Whatever the Sacramento legislators cobbled together and rushed to Governor Brown's desk, that is not a budget, neither reasonable nor respectable.
The Sacramento political class rushes these bills through Congress, as if the State Controller will just look a glance as say, "Pass!" They ram their bills through like lazy students who have partied all month on Mom and Dad's dole, only to buckle down the night before to finish the research paper that would take a reasonable man a week to prepare.
The 2012-2013 budget is full of the same hype and tripe which floats around on easy gimmicks, rosy predictions growing cloudier by the minute, and minimized cuts which will not end the dominance of the state at the expense of the individual or small businesses.
Senate budget committee chairman Mark Leno of San Francisco described the budget passed from the Senate as "a budget which is painful yet hopeful, sobering yet with vision.""
I think these legislators need to sober up and give up the kool-aid "hope" which has drugged them to ignoring the increased pain weighing on the state.
The voters in California demand a responsible budget, not a hodge-podge of failures which tie together less money for the same number of services, like pouring a bathtub of red ink into a thimble and believing that nothing will spill out.
The deluge is upon us. The state is broke, and no one wants to fix it.
The Republicans are on call demanding that Governor Brown veto this sad attempt to prepare for the fiscal year.

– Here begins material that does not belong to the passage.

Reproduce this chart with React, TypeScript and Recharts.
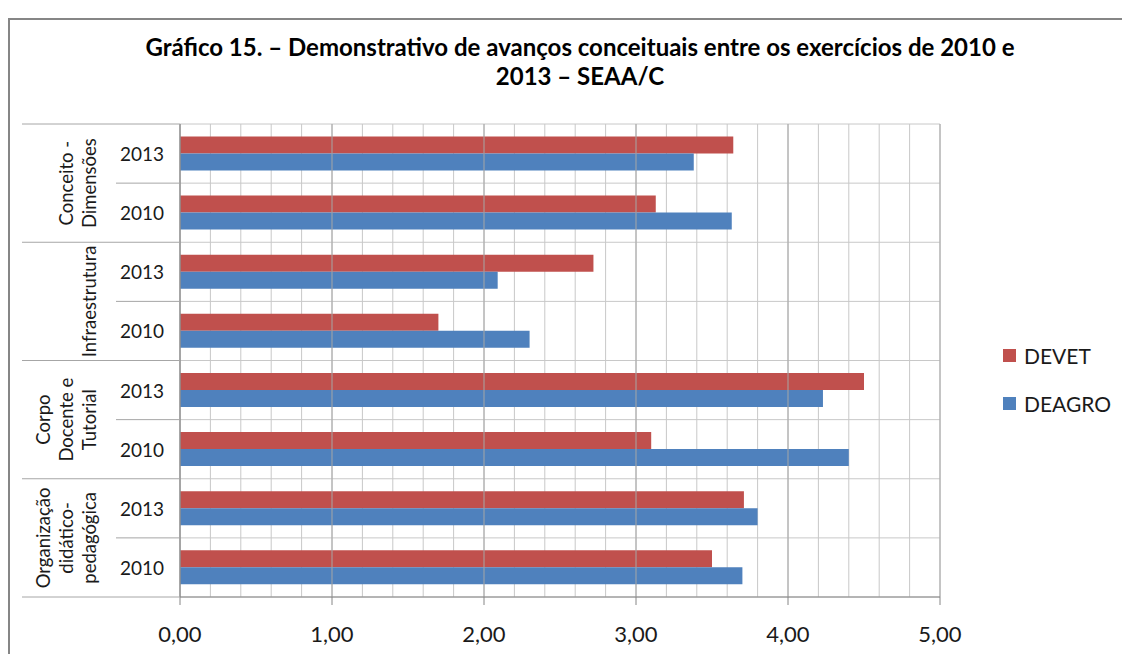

"The bill is filled with borrowing and gimmicks," said State Senator Bill Emmerson of Riverside. How many of us are tired of hearing about "borrowing" and "gimmicks"? When will this insanity cease?
Perhaps Michigan Governor Rich Snyder should nominate one of his independent auditors to take over and cut what is bleeding over the rim of fiscal solvency.
No one in the majority will touch anything deep enough to enact the necessary austerity measures. The time has come to put an end to this fussy nonsense. Austerity is the word that we must get used to, or we can be sure that there will be nothing left to cut.